— What the task requires —
Provide an exact copy of the data, excluding the images.
>>
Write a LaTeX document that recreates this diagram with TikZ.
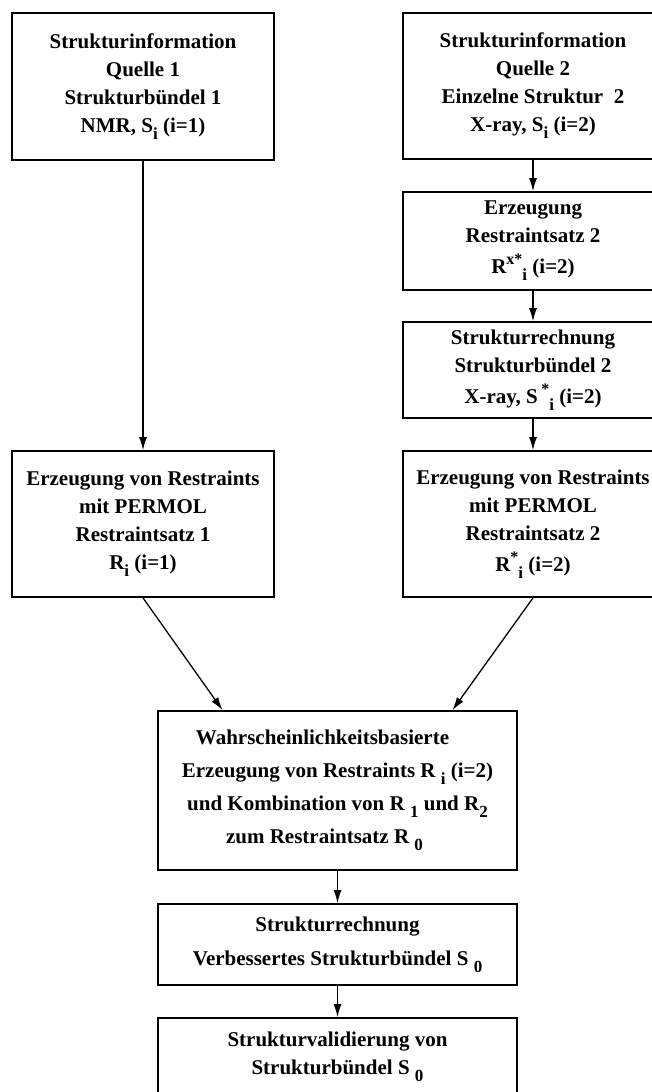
\documentclass[tikz,border=0pt]{standalone}
\usepackage{fontspec}
\setmainfont{Liberation Serif}
\usetikzlibrary{arrows.meta}
% raised and lowered indices, set as plain bold text
\newcommand\upidx[1]{\raisebox{0.42em}{\fontsize{16}{16}\selectfont #1}}
\newcommand\dnidx[1]{\raisebox{-0.34em}{\fontsize{17}{17}\selectfont #1}}
\begin{document}
\begin{tikzpicture}[x=1pt,y=-1pt,
  box/.style={draw,line width=1.8pt,rectangle,inner sep=0pt,align=center,
    font=\fontsize{21}{28}\selectfont\bfseries},
  flow/.style={line width=1.3pt,-{Latex[length=13pt,width=8pt]}}]
\useasboundingbox (0,0) rectangle (652,1092);
\fill[white] (0,0) rectangle (652,1092);
\clip (0,0) rectangle (652,1092);

% left column
\node[box,minimum width=262pt,minimum height=147pt] (srcA) at (143,86.5)
  {Strukturinformation\\ Quelle 1\\ Strukturbündel 1\\ NMR, S\dnidx{i} (i=1)};
\node[box,minimum width=262pt,minimum height=146pt] (resA) at (143,524)
  {Erzeugung von Restraints\\ mit PERMOL\\ Restraintsatz 1\\ R\dnidx{i} (i=1)};

% right column (runs past the right edge)
\node[box,minimum width=260pt,minimum height=146pt] (srcB) at (533,86)
  {Strukturinformation\\ Quelle 2\\ Einzelne Struktur~~2\\ X-ray, S\dnidx{i} (i=2)};
\node[box,minimum width=260pt,minimum height=98pt] (genB) at (533,241)
  {Erzeugung\\ Restraintsatz 2\\[3pt] R\upidx{x*}\dnidx{i} (i=2)};
\node[box,minimum width=260pt,minimum height=96pt] (calcB) at (533,370)
  {Strukturrechnung\\ Strukturbündel 2\\[3pt] X-ray, S\,\upidx{*}\dnidx{i} (i=2)};
\node[box,minimum width=260pt,minimum height=146pt] (resB) at (533,524)
  {Erzeugung von Restraints\\ mit PERMOL\\ Restraintsatz 2\\[3pt] R\upidx{*}\dnidx{i} (i=2)};

% merged chain
\node[box,minimum width=359pt,minimum height=159pt] (comb) at (337.5,790.5)
  {Wahrscheinlichkeitsbasierte\hspace*{30pt}\\[5pt]
   Erzeugung von Restraints R \dnidx{i} (i=2)\\[5pt]
   und Kombination von R \dnidx{1} und R\dnidx{2}\\[5pt]
   zum Restraintsatz R \dnidx{0}\hspace*{26pt}};
\node[box,minimum width=359pt,minimum height=81pt] (calc0) at (337.5,944.5)
  {Strukturrechnung\\[6pt] Verbessertes Strukturbündel S \dnidx{0}};
\node[box,minimum width=359pt,minimum height=78pt] (valid) at (337.5,1057)
  {Strukturvalidierung von\\ Strukturbündel S \dnidx{0}};

% connectors
\draw[flow] (srcA) -- (resA);
\draw[flow] (srcB) -- (genB);
\draw[flow] (genB) -- (calcB);
\draw[flow] (calcB) -- (resB);
\draw[flow] (resA.south) -- ([xshift=-115pt]comb.north);
\draw[flow] (resB.south) -- ([xshift=115pt]comb.north);
\draw[flow] (comb) -- (calc0);
\draw[flow] (calc0) -- (valid);
\end{tikzpicture}
\end{document}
<<
— Full answer —
Write a LaTeX document that recreates this diagram with TikZ.
\documentclass[tikz,border=0pt]{standalone}
\usepackage{fontspec}
\setmainfont{Liberation Serif}
\usetikzlibrary{arrows.meta}
% raised and lowered indices, set as plain bold text
\newcommand\upidx[1]{\raisebox{0.42em}{\fontsize{16}{16}\selectfont #1}}
\newcommand\dnidx[1]{\raisebox{-0.34em}{\fontsize{17}{17}\selectfont #1}}
\begin{document}
\begin{tikzpicture}[x=1pt,y=-1pt,
  box/.style={draw,line width=1.8pt,rectangle,inner sep=0pt,align=center,
    font=\fontsize{21}{28}\selectfont\bfseries},
  flow/.style={line width=1.3pt,-{Latex[length=13pt,width=8pt]}}]
\useasboundingbox (0,0) rectangle (652,1092);
\fill[white] (0,0) rectangle (652,1092);
\clip (0,0) rectangle (652,1092);

% left column
\node[box,minimum width=262pt,minimum height=147pt] (srcA) at (143,86.5)
  {Strukturinformation\\ Quelle 1\\ Strukturbündel 1\\ NMR, S\dnidx{i} (i=1)};
\node[box,minimum width=262pt,minimum height=146pt] (resA) at (143,524)
  {Erzeugung von Restraints\\ mit PERMOL\\ Restraintsatz 1\\ R\dnidx{i} (i=1)};

% right column (runs past the right edge)
\node[box,minimum width=260pt,minimum height=146pt] (srcB) at (533,86)
  {Strukturinformation\\ Quelle 2\\ Einzelne Struktur~~2\\ X-ray, S\dnidx{i} (i=2)};
\node[box,minimum width=260pt,minimum height=98pt] (genB) at (533,241)
  {Erzeugung\\ Restraintsatz 2\\[3pt] R\upidx{x*}\dnidx{i} (i=2)};
\node[box,minimum width=260pt,minimum height=96pt] (calcB) at (533,370)
  {Strukturrechnung\\ Strukturbündel 2\\[3pt] X-ray, S\,\upidx{*}\dnidx{i} (i=2)};
\node[box,minimum width=260pt,minimum height=146pt] (resB) at (533,524)
  {Erzeugung von Restraints\\ mit PERMOL\\ Restraintsatz 2\\[3pt] R\upidx{*}\dnidx{i} (i=2)};

% merged chain
\node[box,minimum width=359pt,minimum height=159pt] (comb) at (337.5,790.5)
  {Wahrscheinlichkeitsbasierte\hspace*{30pt}\\[5pt]
   Erzeugung von Restraints R \dnidx{i} (i=2)\\[5pt]
   und Kombination von R \dnidx{1} und R\dnidx{2}\\[5pt]
   zum Restraintsatz R \dnidx{0}\hspace*{26pt}};
\node[box,minimum width=359pt,minimum height=81pt] (calc0) at (337.5,944.5)
  {Strukturrechnung\\[6pt] Verbessertes Strukturbündel S \dnidx{0}};
\node[box,minimum width=359pt,minimum height=78pt] (valid) at (337.5,1057)
  {Strukturvalidierung von\\ Strukturbündel S \dnidx{0}};

% connectors
\draw[flow] (srcA) -- (resA);
\draw[flow] (srcB) -- (genB);
\draw[flow] (genB) -- (calcB);
\draw[flow] (calcB) -- (resB);
\draw[flow] (resA.south) -- ([xshift=-115pt]comb.north);
\draw[flow] (resB.south) -- ([xshift=115pt]comb.north);
\draw[flow] (comb) -- (calc0);
\draw[flow] (calc0) -- (valid);
\end{tikzpicture}
\end{document}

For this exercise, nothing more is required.